En un escenario ideal donde la política atiende a la técnica y el conocimiento, la poca correlación que hemos visto hasta ahora entre el innegable trabajo de las autoridades y su impacto en los índices delictivos, sería razón suficiente para repensar y ajustar con mayor velocidad la estrategia federal y local de seguridad. Eso implicaría diseñar e implementar soluciones de mediano y largo plazo que en otros estados, regiones o países han demostrado ser eficaces, tales como una inversión radicalmente más grande que la que se ha venido haciendo de manera inercial e incremental en las policías estatal y municipales, así como en la Fiscalía local, con el objetivo de incrementar la disuasión, apretar la vigilancia y reducir sensiblemente la impunidad. Además de proyectos comunitarios, culturales y deportivos paralelos.
Sé que la idea del fortalecimiento institucional local no suena novedosa. Vamos, ni siquiera parece deseable dada la pésima reputación y desempeño de nuestras policías y fiscalías. No lo es, pero ante un problema crónico y complejo como la explosión de violencias que enfrentamos, no hay atajos ni recetas mágicas: construir instituciones de seguridad y justicia es condición indispensable ya no para escapar de esta guerra, de la que comenzaremos a salir cuando el Gobierno sea capaz de capturar a por los menos uno de los dos principales generadores de violencia: Iván Archivaldo Guzmán o Ismael Zambada Sicarios; sino para no repetirla.

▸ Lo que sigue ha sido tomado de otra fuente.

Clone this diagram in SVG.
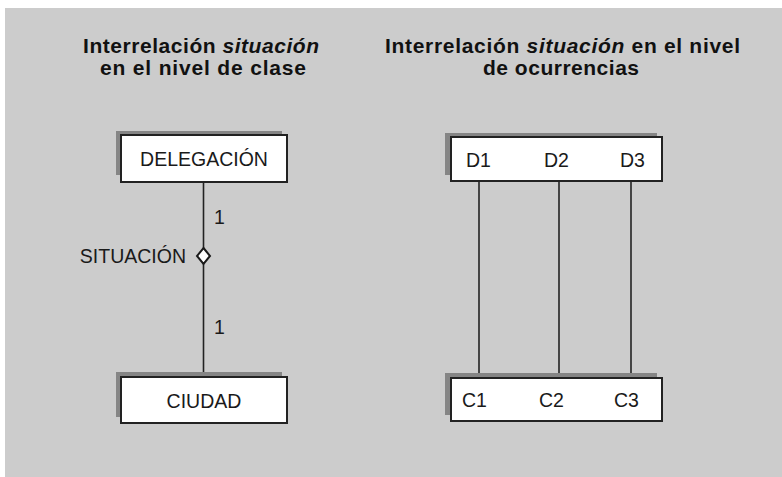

Es cierto, Sinaloa vive la peor crisis de violencia de su historia, pero no es cierto que sea porque el 25 de julio de 2024 Joaquín Guzmán López decidió raptar a Ismael Zambada García y llevárselo con él a Estados Unidos. La verdadera razón es que, a raíz de esa traición, los Guzmán y los Zambada decidieron hacerse la guerra en Culiacán, la ciudad que ambos consideran suya, y un año después, el Gobierno sigue siendo incapaz de detenerlos.